Viktorija Bilic, associate professor in Translation and Interpreting Studies and a coordinator on the project, said that the letters also show readers a little about the culture of Milwaukee at that time. “They show what a German place Milwaukee was that they could speak German with almost anyone around them.”

Combining two languages

The process is not as simple as reading the original script and writing it down in English, Bilic said. “One of the challenges is reading the script, this old German handwriting. If you don’t get that right, then the translation can’t be right either.”

Viktorija Bilic

The letters’ authors used the German Kurrent script, which is difficult to read even for those fluent in German, Irwin said. The language is even more difficult, she said, because Germany did not have a standardized spelling system until the early 20th century.

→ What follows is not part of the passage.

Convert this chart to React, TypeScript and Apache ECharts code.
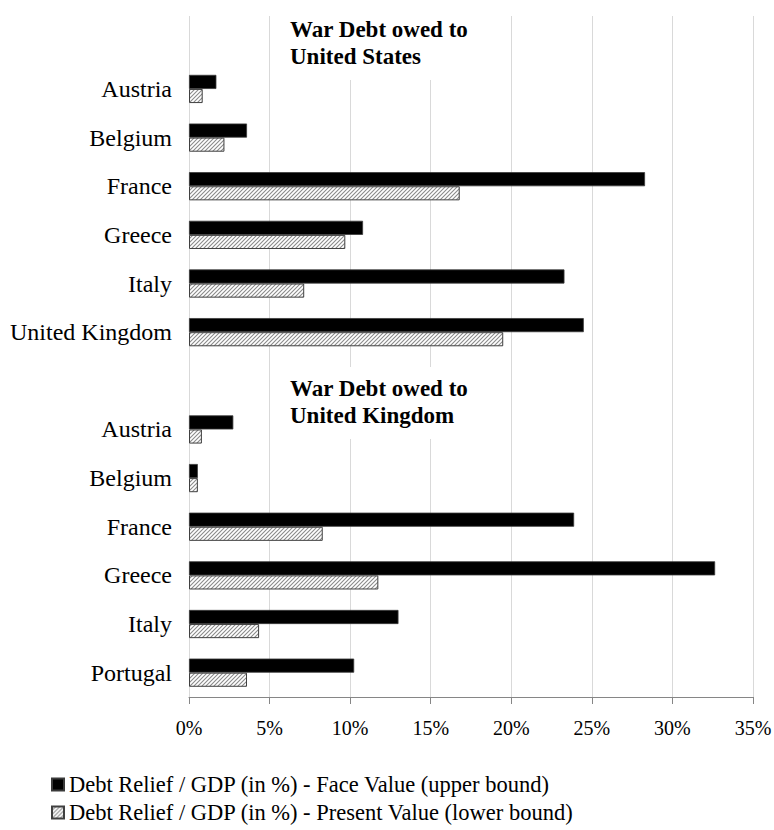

“So even when you have the handwriting, when you’ve discovered what the word is, it may not be how it’s spelled currently,” Irwin said. “You have to ask yourself, ‘Is it an old word that you don’t know because it was written in the 1850s? Is this a misspelled word? Is this a word in a different language?’”

The writers were fluent in both German and English and would combine the two languages to create new spellings, Myer said. The word “store” might be spelled in a more German way, like “stohr,” and Milwaukee could be spelled in several different ways, such as “Milwaukie.”

“It is a mixing of two languages,” Myer said.

Solving a puzzle

Other times, Myer and Irwin understood the language but not the context surrounding the letter.

“Sometimes it can feel like solving a puzzle, because they are taken out of context. Of course, these people know what they’re talking about, and they know the people mentioned. They don’t explain around things,” Bilic said. “For us we need to decode what is going on here, do as much research as possible, and (figure out) how are the people related.”

The students and Bilic worked closely with Jocelyn Slocum, curator of collections and communications manager at Pabst Mansion. She was able to give the students valuable information on Pabst history to make sense of the letters.

“We were able to make a few more connections through these translations as well,” Slocum said. “The work they did with this is making it so that these collections can be an actual useable resource for exhibitions or researchers. To have it be widely available is huge.”

Bilic and Slocum are confident that they will be able to make more connections within the Pabst family and Milwaukee’s history as they work through the remaining letters.

A rare graduate degree experience

UWM is one of three schools in the country with a graduate program for German to English translation. This makes UWM students especially qualified to translate these letters, Bilic said.

While both Myer and Irwin noted how the internship made them feel more connected to Milwaukee, it also gave them valuable professional experience in translating, Irwin said.

“We’ve all been in internships where you’re just the coffee-delivery person,” Irwin said. “(Here) the emphasis is on actually working and developing skills that we can apply when we graduate, which I think sets UWM apart from other translation programs in the country.”

Bilic hopes to continue the internship over the next three to five years to transcribe and translate the complete collection of letters.